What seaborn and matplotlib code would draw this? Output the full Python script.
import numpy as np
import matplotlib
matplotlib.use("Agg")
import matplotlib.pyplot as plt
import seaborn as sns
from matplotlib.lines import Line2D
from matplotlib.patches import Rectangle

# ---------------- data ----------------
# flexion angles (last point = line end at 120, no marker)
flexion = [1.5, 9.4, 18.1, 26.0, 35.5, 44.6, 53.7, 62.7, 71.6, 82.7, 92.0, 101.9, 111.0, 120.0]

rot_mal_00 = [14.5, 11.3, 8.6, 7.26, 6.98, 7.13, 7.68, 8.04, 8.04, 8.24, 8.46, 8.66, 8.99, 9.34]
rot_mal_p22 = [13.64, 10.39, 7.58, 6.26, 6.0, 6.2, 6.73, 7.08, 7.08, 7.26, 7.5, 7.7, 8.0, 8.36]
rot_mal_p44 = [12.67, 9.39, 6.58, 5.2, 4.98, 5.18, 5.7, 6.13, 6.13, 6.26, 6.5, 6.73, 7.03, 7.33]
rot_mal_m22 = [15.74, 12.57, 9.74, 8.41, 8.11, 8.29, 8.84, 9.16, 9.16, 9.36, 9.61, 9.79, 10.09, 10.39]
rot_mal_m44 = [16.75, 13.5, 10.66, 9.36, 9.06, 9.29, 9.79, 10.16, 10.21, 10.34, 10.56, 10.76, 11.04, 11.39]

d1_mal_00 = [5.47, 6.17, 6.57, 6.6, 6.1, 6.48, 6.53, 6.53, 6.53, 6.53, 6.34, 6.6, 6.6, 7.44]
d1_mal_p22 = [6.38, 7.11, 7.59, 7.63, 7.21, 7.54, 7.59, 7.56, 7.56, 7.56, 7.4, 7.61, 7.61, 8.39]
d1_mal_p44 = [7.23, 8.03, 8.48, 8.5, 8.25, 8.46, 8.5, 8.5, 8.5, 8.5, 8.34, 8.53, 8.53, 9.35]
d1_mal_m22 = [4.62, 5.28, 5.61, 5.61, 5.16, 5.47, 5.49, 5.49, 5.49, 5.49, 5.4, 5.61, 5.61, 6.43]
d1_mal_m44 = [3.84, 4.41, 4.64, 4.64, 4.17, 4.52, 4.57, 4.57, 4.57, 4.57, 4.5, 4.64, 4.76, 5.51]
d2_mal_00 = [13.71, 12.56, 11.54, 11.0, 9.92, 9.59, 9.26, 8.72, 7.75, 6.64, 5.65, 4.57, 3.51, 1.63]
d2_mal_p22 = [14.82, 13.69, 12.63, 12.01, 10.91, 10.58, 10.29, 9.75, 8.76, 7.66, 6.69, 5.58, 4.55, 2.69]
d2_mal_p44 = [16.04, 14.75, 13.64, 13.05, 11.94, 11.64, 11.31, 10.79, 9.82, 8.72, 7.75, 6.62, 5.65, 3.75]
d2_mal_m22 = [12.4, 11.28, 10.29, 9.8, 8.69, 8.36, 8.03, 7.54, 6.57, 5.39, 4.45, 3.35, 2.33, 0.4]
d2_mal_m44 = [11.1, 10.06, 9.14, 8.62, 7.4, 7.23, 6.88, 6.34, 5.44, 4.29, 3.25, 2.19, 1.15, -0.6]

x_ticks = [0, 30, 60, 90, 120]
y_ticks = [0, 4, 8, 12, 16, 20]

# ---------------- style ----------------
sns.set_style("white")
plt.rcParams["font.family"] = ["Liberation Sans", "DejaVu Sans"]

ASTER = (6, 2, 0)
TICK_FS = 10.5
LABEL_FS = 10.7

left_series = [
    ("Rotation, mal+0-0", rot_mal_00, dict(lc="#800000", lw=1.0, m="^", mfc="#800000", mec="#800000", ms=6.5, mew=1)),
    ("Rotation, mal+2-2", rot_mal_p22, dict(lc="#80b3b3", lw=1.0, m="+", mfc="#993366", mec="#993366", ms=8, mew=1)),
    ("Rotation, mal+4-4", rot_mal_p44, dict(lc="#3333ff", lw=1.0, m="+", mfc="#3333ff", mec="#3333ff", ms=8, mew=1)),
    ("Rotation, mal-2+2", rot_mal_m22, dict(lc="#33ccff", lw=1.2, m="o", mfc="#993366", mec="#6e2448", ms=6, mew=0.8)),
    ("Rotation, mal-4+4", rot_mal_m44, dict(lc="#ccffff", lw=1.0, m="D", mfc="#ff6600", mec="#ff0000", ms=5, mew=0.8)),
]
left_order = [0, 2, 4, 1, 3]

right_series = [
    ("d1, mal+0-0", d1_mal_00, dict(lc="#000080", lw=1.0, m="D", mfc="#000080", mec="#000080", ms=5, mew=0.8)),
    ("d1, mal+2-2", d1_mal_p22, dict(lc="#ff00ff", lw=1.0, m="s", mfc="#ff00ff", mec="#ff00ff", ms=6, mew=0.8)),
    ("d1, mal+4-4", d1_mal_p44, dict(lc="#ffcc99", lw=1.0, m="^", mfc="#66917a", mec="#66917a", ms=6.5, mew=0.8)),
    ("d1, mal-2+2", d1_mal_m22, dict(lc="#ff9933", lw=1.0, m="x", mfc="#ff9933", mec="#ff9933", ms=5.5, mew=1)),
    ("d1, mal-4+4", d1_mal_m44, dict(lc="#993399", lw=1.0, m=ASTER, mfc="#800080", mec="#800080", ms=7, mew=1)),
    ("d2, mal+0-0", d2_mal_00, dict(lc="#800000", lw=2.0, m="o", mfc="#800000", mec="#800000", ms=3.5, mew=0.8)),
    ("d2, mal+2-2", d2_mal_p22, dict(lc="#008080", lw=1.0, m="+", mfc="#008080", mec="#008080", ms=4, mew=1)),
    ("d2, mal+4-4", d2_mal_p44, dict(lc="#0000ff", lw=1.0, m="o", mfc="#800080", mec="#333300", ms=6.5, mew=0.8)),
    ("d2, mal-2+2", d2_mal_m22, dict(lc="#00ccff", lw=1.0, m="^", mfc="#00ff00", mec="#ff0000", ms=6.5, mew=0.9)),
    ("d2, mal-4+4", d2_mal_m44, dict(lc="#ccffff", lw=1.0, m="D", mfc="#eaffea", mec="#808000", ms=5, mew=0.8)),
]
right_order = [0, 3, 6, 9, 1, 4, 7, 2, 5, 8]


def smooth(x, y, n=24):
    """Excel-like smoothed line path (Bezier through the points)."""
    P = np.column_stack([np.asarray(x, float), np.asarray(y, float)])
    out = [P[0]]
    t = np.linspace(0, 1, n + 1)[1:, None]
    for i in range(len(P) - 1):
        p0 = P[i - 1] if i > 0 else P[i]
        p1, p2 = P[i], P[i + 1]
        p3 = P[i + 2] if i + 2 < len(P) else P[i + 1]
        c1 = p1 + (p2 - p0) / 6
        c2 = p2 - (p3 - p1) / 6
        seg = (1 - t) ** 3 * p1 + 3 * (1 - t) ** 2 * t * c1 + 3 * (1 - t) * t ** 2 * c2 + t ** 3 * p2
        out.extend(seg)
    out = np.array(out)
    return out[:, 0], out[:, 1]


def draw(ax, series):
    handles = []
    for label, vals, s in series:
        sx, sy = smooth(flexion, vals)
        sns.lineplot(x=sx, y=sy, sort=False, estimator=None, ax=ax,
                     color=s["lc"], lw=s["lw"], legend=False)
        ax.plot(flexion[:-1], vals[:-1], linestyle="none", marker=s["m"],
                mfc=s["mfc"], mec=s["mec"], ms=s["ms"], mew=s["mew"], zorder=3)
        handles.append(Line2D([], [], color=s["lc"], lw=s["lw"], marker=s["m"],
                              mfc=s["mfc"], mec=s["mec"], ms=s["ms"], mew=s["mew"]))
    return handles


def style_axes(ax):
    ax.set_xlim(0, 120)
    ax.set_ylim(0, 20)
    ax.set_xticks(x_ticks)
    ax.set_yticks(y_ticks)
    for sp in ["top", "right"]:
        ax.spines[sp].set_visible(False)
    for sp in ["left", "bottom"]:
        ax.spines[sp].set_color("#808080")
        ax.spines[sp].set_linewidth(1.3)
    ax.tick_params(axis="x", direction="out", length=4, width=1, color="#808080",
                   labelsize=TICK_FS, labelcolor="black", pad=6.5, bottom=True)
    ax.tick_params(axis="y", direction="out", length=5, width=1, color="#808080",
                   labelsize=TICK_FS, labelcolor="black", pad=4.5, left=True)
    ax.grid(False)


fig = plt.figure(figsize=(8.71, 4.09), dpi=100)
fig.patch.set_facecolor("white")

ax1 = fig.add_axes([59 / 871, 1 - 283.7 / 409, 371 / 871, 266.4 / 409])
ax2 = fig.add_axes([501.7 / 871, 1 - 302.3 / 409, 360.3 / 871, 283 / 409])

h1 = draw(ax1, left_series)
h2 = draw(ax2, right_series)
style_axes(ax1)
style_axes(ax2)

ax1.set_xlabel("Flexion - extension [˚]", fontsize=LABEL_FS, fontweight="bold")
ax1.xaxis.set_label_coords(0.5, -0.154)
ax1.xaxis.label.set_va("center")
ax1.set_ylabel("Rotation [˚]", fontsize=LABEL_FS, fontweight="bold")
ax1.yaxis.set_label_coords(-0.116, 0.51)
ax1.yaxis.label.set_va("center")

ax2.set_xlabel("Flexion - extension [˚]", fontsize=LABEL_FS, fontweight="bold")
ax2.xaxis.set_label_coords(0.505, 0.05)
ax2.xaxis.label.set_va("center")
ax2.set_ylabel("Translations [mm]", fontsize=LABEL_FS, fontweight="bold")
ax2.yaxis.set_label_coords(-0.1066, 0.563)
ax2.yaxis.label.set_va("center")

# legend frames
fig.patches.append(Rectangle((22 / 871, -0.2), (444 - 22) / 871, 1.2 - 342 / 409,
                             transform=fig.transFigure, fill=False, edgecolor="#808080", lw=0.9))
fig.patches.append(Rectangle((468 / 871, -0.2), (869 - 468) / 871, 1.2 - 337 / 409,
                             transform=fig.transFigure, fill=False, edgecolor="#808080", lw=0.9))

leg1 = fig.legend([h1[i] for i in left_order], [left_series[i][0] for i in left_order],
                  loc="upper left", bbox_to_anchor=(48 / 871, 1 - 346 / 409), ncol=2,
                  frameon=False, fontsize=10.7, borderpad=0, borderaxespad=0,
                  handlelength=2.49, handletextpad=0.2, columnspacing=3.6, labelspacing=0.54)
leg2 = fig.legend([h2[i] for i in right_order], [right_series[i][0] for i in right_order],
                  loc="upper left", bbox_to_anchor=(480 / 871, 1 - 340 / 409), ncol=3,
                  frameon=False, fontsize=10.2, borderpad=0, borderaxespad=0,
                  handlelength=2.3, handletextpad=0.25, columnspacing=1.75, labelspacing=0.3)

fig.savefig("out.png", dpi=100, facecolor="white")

════════════════════

### TASK OBJECTIVE:
Your answer should be exactly the lines of the data above, from the first through the line containing "y_ticks = [0, 4, 8, 12, 16, 20]".

### WRITTEN SOLUTION:
What seaborn and matplotlib code would draw this? Output the full Python script.
import numpy as np
import matplotlib
matplotlib.use("Agg")
import matplotlib.pyplot as plt
import seaborn as sns
from matplotlib.lines import Line2D
from matplotlib.patches import Rectangle

# ---------------- data ----------------
# flexion angles (last point = line end at 120, no marker)
flexion = [1.5, 9.4, 18.1, 26.0, 35.5, 44.6, 53.7, 62.7, 71.6, 82.7, 92.0, 101.9, 111.0, 120.0]

rot_mal_00 = [14.5, 11.3, 8.6, 7.26, 6.98, 7.13, 7.68, 8.04, 8.04, 8.24, 8.46, 8.66, 8.99, 9.34]
rot_mal_p22 = [13.64, 10.39, 7.58, 6.26, 6.0, 6.2, 6.73, 7.08, 7.08, 7.26, 7.5, 7.7, 8.0, 8.36]
rot_mal_p44 = [12.67, 9.39, 6.58, 5.2, 4.98, 5.18, 5.7, 6.13, 6.13, 6.26, 6.5, 6.73, 7.03, 7.33]
rot_mal_m22 = [15.74, 12.57, 9.74, 8.41, 8.11, 8.29, 8.84, 9.16, 9.16, 9.36, 9.61, 9.79, 10.09, 10.39]
rot_mal_m44 = [16.75, 13.5, 10.66, 9.36, 9.06, 9.29, 9.79, 10.16, 10.21, 10.34, 10.56, 10.76, 11.04, 11.39]

d1_mal_00 = [5.47, 6.17, 6.57, 6.6, 6.1, 6.48, 6.53, 6.53, 6.53, 6.53, 6.34, 6.6, 6.6, 7.44]
d1_mal_p22 = [6.38, 7.11, 7.59, 7.63, 7.21, 7.54, 7.59, 7.56, 7.56, 7.56, 7.4, 7.61, 7.61, 8.39]
d1_mal_p44 = [7.23, 8.03, 8.48, 8.5, 8.25, 8.46, 8.5, 8.5, 8.5, 8.5, 8.34, 8.53, 8.53, 9.35]
d1_mal_m22 = [4.62, 5.28, 5.61, 5.61, 5.16, 5.47, 5.49, 5.49, 5.49, 5.49, 5.4, 5.61, 5.61, 6.43]
d1_mal_m44 = [3.84, 4.41, 4.64, 4.64, 4.17, 4.52, 4.57, 4.57, 4.57, 4.57, 4.5, 4.64, 4.76, 5.51]
d2_mal_00 = [13.71, 12.56, 11.54, 11.0, 9.92, 9.59, 9.26, 8.72, 7.75, 6.64, 5.65, 4.57, 3.51, 1.63]
d2_mal_p22 = [14.82, 13.69, 12.63, 12.01, 10.91, 10.58, 10.29, 9.75, 8.76, 7.66, 6.69, 5.58, 4.55, 2.69]
d2_mal_p44 = [16.04, 14.75, 13.64, 13.05, 11.94, 11.64, 11.31, 10.79, 9.82, 8.72, 7.75, 6.62, 5.65, 3.75]
d2_mal_m22 = [12.4, 11.28, 10.29, 9.8, 8.69, 8.36, 8.03, 7.54, 6.57, 5.39, 4.45, 3.35, 2.33, 0.4]
d2_mal_m44 = [11.1, 10.06, 9.14, 8.62, 7.4, 7.23, 6.88, 6.34, 5.44, 4.29, 3.25, 2.19, 1.15, -0.6]

x_ticks = [0, 30, 60, 90, 120]
y_ticks = [0, 4, 8, 12, 16, 20]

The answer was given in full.